SUSAN GLASPELL (1882-1948)

Susan Glaspell was not only a Pulitzer Prize-winning playwright but a novelist and writer of short stories that established her as an important writer of local-colour fiction. Born in Davenport, Iowa, she relied on her Midwestern roots to nurture a writing career that took her to Provincetown, Massachusetts (where she founded the Provincetown Players with Eugene O'Neill), to New York City 's Greenwich Village, and to Greece.

Always a woman ahead of her time, Glaspell graduated from Davenport public schools and Drake University in Des Moines, Iowa. She served for two years as a court and legislative reporter for the «Des Moines Daily News» before turning to writing for women's magazines full-time in 1901. Her short stories for such publications as «Good Housekeeping» and «Women's Home Companion» were set in the fictional town of Freeport, Iowa, which she based on her home town of Davenport. Her work treated romantic problems in a formula that incorporated setting the problem, flashbacks, obstacles overcome, and a happy ending. She also set out consciously to record the unique qualities of her region, including the strengths and failings of people who came of pioneer stock but possessed a small-town mentality.

After Glaspell met and married George Cram Cook, a well-to-do rebel against Davenport 's small-town pretensions, her work began to incorporate politically idealist overtones, including pacifist and socialist views. She moved away from the local-colour tradition's emphasis on sentimentality and began to employ realism to discuss more contemporary themes.

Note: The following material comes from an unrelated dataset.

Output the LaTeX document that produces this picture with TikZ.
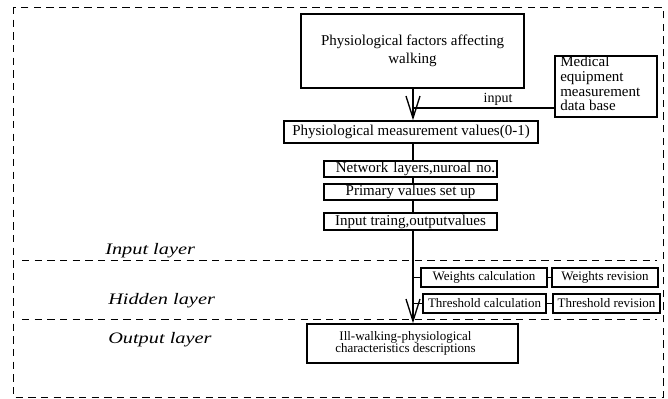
\documentclass[tikz,border=0pt]{standalone}
\usepackage{graphicx}
\usepackage{fontspec}
\setmainfont{Liberation Serif}
\usetikzlibrary{arrows.meta}
\begin{document}
\begin{tikzpicture}[x=0.75pt,y=-0.75pt,
  box/.style={draw, line width=1.1pt, inner sep=0pt, font=\fontsize{11.25}{13}\selectfont},
  smallbox/.style={draw, line width=1.1pt, inner sep=0pt, minimum height={19*0.75pt}, font=\fontsize{9.75}{11}\selectfont},
  link/.style={line width=1.1pt},
  barb/.style={link, -{Straight Barb[length={22*0.75pt}, width={14*0.75pt}, line width=1pt]}},
  frame/.style={dash pattern=on 5.5pt off 4pt, line width=0.65pt},
  layer/.style={anchor=base west, inner sep=0pt, font=\fontsize{12}{14}\selectfont\itshape}
]
\useasboundingbox (0,0) rectangle (668,399);

% dashed frame and layer separators
\draw[frame] (13,7) rectangle (663,397);
\draw[frame] (22,260) -- (657,260);
\draw[frame] (22,319) -- (657,319);

% layer labels
\node[layer] (lin)  at (105,254) {\scalebox{1.27}[1]{Input layer}};
\node[layer] (lhid) at (108,304) {\scalebox{1.27}[1]{Hidden layer}};
\node[layer] (lout) at (108,343) {\scalebox{1.27}[1]{Output layer}};

% process boxes
\node[box, minimum width={223*0.75pt}, minimum height={74*0.75pt}, align=center,
      font=\fontsize{11.25}{13.5}\selectfont] (fac) at (412.5,51)
      {Physiological factors affecting\\walking};
\node[box, minimum width={102*0.75pt}, minimum height={61*0.75pt}] (med) at (606,86.5) {};
\node[anchor=north west, inner sep=0pt, align=left, font=\fontsize{11.25}{11}\selectfont]
      (medtxt) at (560,56) {Medical\\equipment\\measurement\\data base};
\node[box, minimum width={254*0.75pt}, minimum height={22*0.75pt}] (meas) at (411,132)
      {Physiological measurement values(0-1)};
\node[box, minimum width={173*0.75pt}, minimum height={16*0.75pt}, text width={169*0.75pt},
      inner xsep={2*0.75pt}, align=right] (net) at (410.5,169) {Network layers,nuroal no.};
\node[box, minimum width={173*0.75pt}, minimum height={16*0.75pt}] (prim) at (410.5,192)
      {Primary values set up};
\node[box, minimum width={173*0.75pt}, minimum height={17*0.75pt}] (inp) at (410.5,221.5)
      {Input traing,outputvalues};
\node[smallbox, minimum width={126*0.75pt}] (wc) at (484,277.5) {Weights calculation};
\node[smallbox, minimum width={106*0.75pt}] (wr) at (605,277.5) {Weights revision};
\node[smallbox, minimum width={123*0.75pt}] (tc) at (484.5,303.5) {Threshold calculation};
\node[smallbox, minimum width={107*0.75pt}] (tr) at (606.5,303.5) {Threshold revision};
\node[box, minimum width={211*0.75pt}, minimum height={39*0.75pt}, align=center,
      font=\fontsize{9.75}{9.4}\selectfont] (out) at (412.5,343.5)
      {Ill-walking-physiological\hspace*{10.5pt}\\characteristics descriptions\hspace*{10.5pt}};

\node[anchor=base, inner sep=0pt, font=\fontsize{10.5}{12}\selectfont] (lbl) at (498,103) {input};

% connectors along the main axis
\coordinate (ax) at (413,0);
\coordinate (join) at (413,108);
\draw[barb] (fac.south -| ax) -- (meas.north -| ax);
\draw[link] (med.west |- join) -- (join);
\draw[link] (meas.south -| ax) -- (net.north -| ax);
\draw[link] (net.south -| ax) -- (prim.north -| ax);
\draw[link] (prim.south -| ax) -- (inp.north -| ax);
\draw[barb] (inp.south -| ax) -- (out.north -| ax);
\draw[link] (wc.west -| ax) -- (wc.west);
\draw[link] (tc.west -| ax) -- (tc.west);
\draw[link] (wc.east) -- (wr.west);
\draw[link] (tc.east) -- (tr.west);
\end{tikzpicture}
\end{document}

From 1913 to 1922, Glaspell wrote seven one-act and four full-length plays, including the one-act play «Trifles,» which she rewrote as the short story «A Jury of Her Peers.» The plot is based on an actual case that Glaspell covered as a reporter in Des Moines involving an abusive husband. «A Jury of Her Peers» is a strong example of writing that transcends local-colour conventions to become a classic of realism. Here Glaspell demonstrates how the straightforward delivery of dialogue in ordinary voices can make a poignant and powerful point. The carefully drawn setting is one of the earliest examples of regional writing in a genre that now thrives on the enrichment of formula with descriptions of distinctly American environments.